EXERCISE AIM -> Stop at the line containing "(name) at (510.5,227)": repeat exactly every line of the entries below from the first up to it, plus that line, with pictures omitted.

Figure scripts:
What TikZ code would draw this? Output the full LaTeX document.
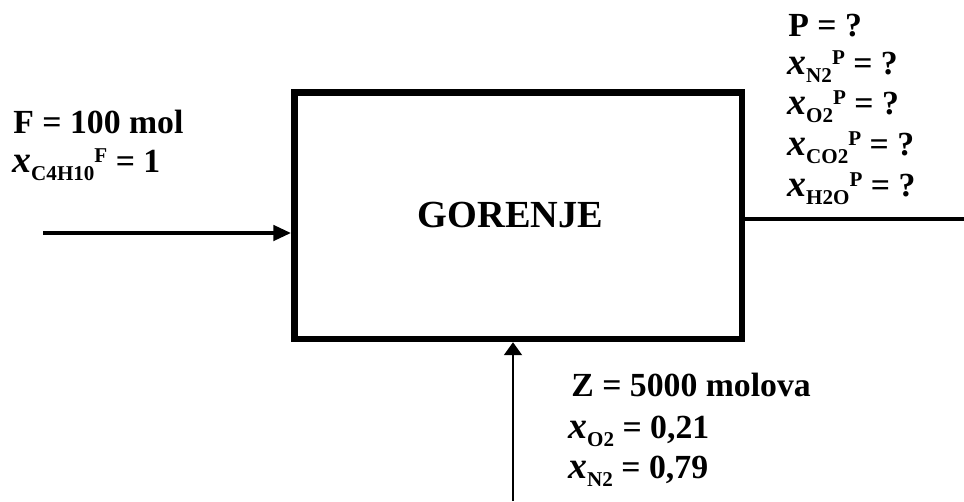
\documentclass[tikz,border=0pt]{standalone}
\usepackage{fontspec}
\setmainfont{Liberation Serif}
\usetikzlibrary{arrows.meta}

\newcommand{\subsz}{\fontsize{12}{12}\selectfont}
\newcommand{\xmol}[2]{{\fontsize{21.5}{24}\selectfont\itshape x}\raisebox{-0.24em}{\subsz #1}\raisebox{0.28em}{\subsz #2}}

\begin{document}
\begin{tikzpicture}[x=0.02cm,y=-0.02cm]

        \useasboundingbox (0,0) rectangle (964,501);

        \begin{scope}[every node/.style={draw, line width=0.13cm, minimum width=8.95cm, minimum height=4.93cm}]
          \node (box) at (518.25,215.75) {};
        \end{scope}

        \coordinate (feed)  at (43,233);
        \coordinate (prod)  at (964,219);
        \coordinate (air)   at (513,501);

        \begin{scope}[every node/.style={anchor=base west, inner sep=0pt, font=\fontsize{19.2}{22}\selectfont\bfseries}]
          \node (f1) at (13,133)  {F = 100 mol};
          \node (f2) at (12,172)  {\xmol{C4H10}{F} = 1};
          \node (p1) at (788,36)  {P = ?};
          \node (p2) at (787,74)  {\xmol{N2}{P} = ?};
          \node (p3) at (787,114) {\xmol{O2}{P} = ?};
          \node (p4) at (787,155) {\xmol{CO2}{P} = ?};
          \node (p5) at (787,196) {\xmol{H2O}{P} = ?};
          \node (z1) at (571,396) {Z = 5000 molova};
          \node (z2) at (568,438) {\xmol{O2}{} = 0,21};
          \node (z3) at (568,478) {\xmol{N2}{} = 0,79};
        \end{scope}

        \node[anchor=base, inner sep=0pt, font=\fontsize{21.8}{24}\selectfont\bfseries] (name) at (510.5,227) {GORENJE};

        \draw[line width=0.09cm, -{Triangle[length=0.36cm,width=0.3cm]}] (feed) -- (feed -| box.west);
        \draw[line width=0.08cm] (box.east |- prod) -- (prod);
        \draw[line width=0.04cm, -{Triangle[length=0.26cm,width=0.36cm]}] (air) -- (air |- box.south);

      \end{tikzpicture}
\end{document}
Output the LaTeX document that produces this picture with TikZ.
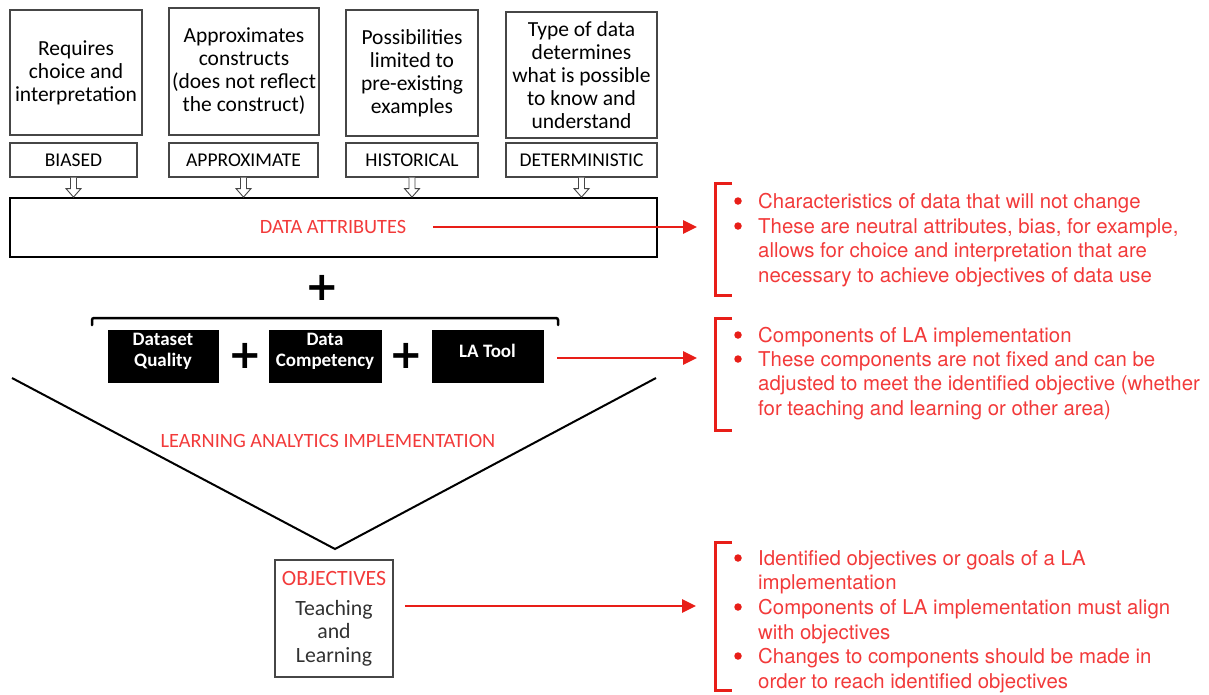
\documentclass[tikz,border=0pt]{standalone}
\usepackage{fontspec}
\setmainfont{Carlito}
\newfontfamily\helv{TeX Gyre Heros}
\newfontfamily\symf{DejaVu Sans}
\usetikzlibrary{arrows.meta,calc}
\definecolor{hot}{RGB}{232,30,24}
\definecolor{txtred}{RGB}{242,58,58}
\definecolor{boxgray}{RGB}{70,70,70}
\definecolor{darktext}{RGB}{50,50,50}
\begin{document}
\begin{tikzpicture}[x=1pt,y=-1pt,
  topbox/.style={draw=boxgray, line width=1.2pt, inner sep=0pt, align=center,
    font=\fontsize{21.5}{23}\selectfont},
  labbox/.style={draw=boxgray, line width=1.2pt, inner sep=0pt, minimum height=34pt,
    font=\fontsize{19.5}{21}\selectfont},
  blackbox/.style={fill=black, draw=black, inner sep=0pt, minimum width=#1, minimum height=52pt},
  wtext/.style={text=white, align=center, inner sep=0pt, font=\bfseries\fontsize{19}{21}\selectfont},
  redlabel/.style={text=txtred, inner sep=0pt, font=\fontsize{20.3}{22}\selectfont},
  plussign/.style={inner sep=0pt, font=\symf\bfseries\fontsize{40}{40}\selectfont},
  redarrow/.style={draw=hot, line width=2.8pt, -{Triangle[length=14pt,width=13pt]}},
  bracket/.style={draw=hot, line width=3pt},
  hollowtip/.style={draw=boxgray, line width=0.9pt, fill=white},
  note/.style={text=txtred, anchor=north west, align=left, inner sep=0pt,
    font=\helv\fontsize{20.4}{24.5}\selectfont},
  dot/.style={circle, fill=hot, inner sep=0pt, minimum size=7.5pt}
]
\useasboundingbox (0,0) rectangle (1209,694);

% --- description boxes
\node[topbox, minimum width=132pt, minimum height=125pt] (t1) at (76,72.5)
  {Requires\\choice and\\interpretation};
\node[topbox, minimum width=150pt, minimum height=127pt] (t2) at (244,71.5)
  {Approximates\\constructs\\(does not reflect\\the construct)};
\node[topbox, minimum width=132pt, minimum height=126pt] (t3) at (412,73)
  {Possibilities\\limited to\\pre-existing\\examples};
\node[topbox, minimum width=151pt, minimum height=126pt] (t4) at (581.5,75)
  {Type of data\\determines\\what is possible\\to know and\\understand};

% --- attribute labels
\node[labbox, minimum width=127pt] (l1) at (73.5,160) {BIASED};
\node[labbox, minimum width=149pt] (l2) at (243.5,160) {APPROXIMATE};
\node[labbox, minimum width=132pt] (l3) at (412,160) {HISTORICAL};
\node[labbox, minimum width=151pt] (l4) at (581.5,160) {DETERMINISTIC};

% --- data attributes bar
\node[draw=black, line width=2pt, minimum width=647pt, minimum height=59pt, inner sep=0pt]
  (da) at (333.5,227.5) {};
\node[redlabel] (datxt) at (333,227) {DATA ATTRIBUTES};

% hollow arrows from each label into the bar
\foreach \n in {l1,l2,l3,l4}{
  \draw[hollowtip] ($(\n.south)+(-3,0)$) -- ++(0,11) -- ++(-4.5,0) -- ++(7.5,8.5)
    -- ++(7.5,-8.5) -- ++(-4.5,0) -- ++(0,-11);
}

% --- plus between bar and components
\node[plussign] (p0) at (322,288) {+};

% --- bracket over the components
\draw[line width=2.5pt, line cap=round, rounded corners=2pt]
  (92,325) -- (92,318) -- (558,318) -- (558,325);

% --- components
\node[blackbox=110pt] (dq) at (163,356) {};
\node[wtext] (dqt) at (163,351.5) {Dataset\\Quality};
\node[plussign] (p1) at (245,356) {+};
\node[blackbox=112pt] (dc) at (325,356) {};
\node[wtext] (dct) at (325,351.5) {Data\\Competency};
\node[plussign] (p2) at (406,356) {+};
\node[blackbox=111pt] (lt) at (487.5,356) {};
\node[wtext] (ltt) at (487.5,351) {LA Tool};

% --- funnel towards the objectives
\coordinate (vl) at (12,378);
\coordinate (vr) at (656,378);
\coordinate (vb) at (335,549);
\draw[line width=2pt] (vl) -- (vb) -- (vr);
\node[redlabel] (lai) at (328,441) {LEARNING ANALYTICS IMPLEMENTATION};

% --- objectives
\node[draw=boxgray, line width=1.3pt, minimum width=118pt, minimum height=117pt, inner sep=0pt]
  (obj) at (334,618.5) {};
\node[redlabel, font=\fontsize{21.8}{22}\selectfont] (objt) at (334,578) {OBJECTIVES};
\node[text=darktext, align=center, inner sep=0pt, font=\fontsize{21.8}{23.5}\selectfont]
  (tl) at (334,633) {Teaching\\and\\Learning};

% --- brackets on the right
\coordinate (b1) at (715,227);
\coordinate (b2) at (715,358);
\coordinate (b3) at (715,606);
\draw[bracket] (732,183) -- (715,183) -- (715,295) -- (732,295);
\draw[bracket] (732,318) -- (715,318) -- (715,430) -- (732,430);
\draw[bracket] (732,542) -- (715,542) -- (715,690) -- (732,690);

% --- red arrows
\coordinate (a1) at (433,227);
\coordinate (a2) at (557,358);
\coordinate (a3) at (405,606);
\draw[redarrow] (a1) -- ($(b1)+(-18,0)$);
\draw[redarrow] (a2) -- ($(b2)+(-18,0)$);
\draw[redarrow] (a3) -- ($(b3)+(-19,0)$);

% --- notes
\node[dot] (d11) at (738,201) {};
\node[dot] (d12) at (738,226) {};
\node[note] (n11) at (758,193.3) {Characteristics of data that will not change};
\node[note] (n12) at (758,218.3) {These are neutral attributes, bias, for example,\\allows for choice and interpretation that are\\necessary to achieve objectives of data use};

\node[dot] (d21) at (738,335) {};
\node[dot] (d22) at (738,359) {};
\node[note] (n21) at (758,327.3) {Components of LA implementation};
\node[note] (n22) at (758,351.3) {These components are not fixed and can be\\adjusted to meet the identified objective (whether\\for teaching and learning or other area)};

\node[dot] (d31) at (738,558) {};
\node[dot] (d32) at (738,607) {};
\node[dot] (d33) at (738,656) {};
\node[note] (n31) at (758,550.3) {Identified objectives or goals of a LA\\implementation};
\node[note] (n32) at (758,599.3) {Components of LA implementation must align\\with objectives};
\node[note] (n33) at (758,648.3) {Changes to components should be made in\\order to reach identified objectives};
\end{tikzpicture}
\end{document}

RESPONSE TO THE EXERCISE ->
What TikZ code would draw this? Output the full LaTeX document.
\documentclass[tikz,border=0pt]{standalone}
\usepackage{fontspec}
\setmainfont{Liberation Serif}
\usetikzlibrary{arrows.meta}

\newcommand{\subsz}{\fontsize{12}{12}\selectfont}
\newcommand{\xmol}[2]{{\fontsize{21.5}{24}\selectfont\itshape x}\raisebox{-0.24em}{\subsz #1}\raisebox{0.28em}{\subsz #2}}

\begin{document}
\begin{tikzpicture}[x=0.02cm,y=-0.02cm]

        \useasboundingbox (0,0) rectangle (964,501);

        \begin{scope}[every node/.style={draw, line width=0.13cm, minimum width=8.95cm, minimum height=4.93cm}]
          \node (box) at (518.25,215.75) {};
        \end{scope}

        \coordinate (feed)  at (43,233);
        \coordinate (prod)  at (964,219);
        \coordinate (air)   at (513,501);

        \begin{scope}[every node/.style={anchor=base west, inner sep=0pt, font=\fontsize{19.2}{22}\selectfont\bfseries}]
          \node (f1) at (13,133)  {F = 100 mol};
          \node (f2) at (12,172)  {\xmol{C4H10}{F} = 1};
          \node (p1) at (788,36)  {P = ?};
          \node (p2) at (787,74)  {\xmol{N2}{P} = ?};
          \node (p3) at (787,114) {\xmol{O2}{P} = ?};
          \node (p4) at (787,155) {\xmol{CO2}{P} = ?};
          \node (p5) at (787,196) {\xmol{H2O}{P} = ?};
          \node (z1) at (571,396) {Z = 5000 molova};
          \node (z2) at (568,438) {\xmol{O2}{} = 0,21};
          \node (z3) at (568,478) {\xmol{N2}{} = 0,79};
        \end{scope}

        \node[anchor=base, inner sep=0pt, font=\fontsize{21.8}{24}\selectfont\bfseries] (name) at (510.5,227) {GORENJE};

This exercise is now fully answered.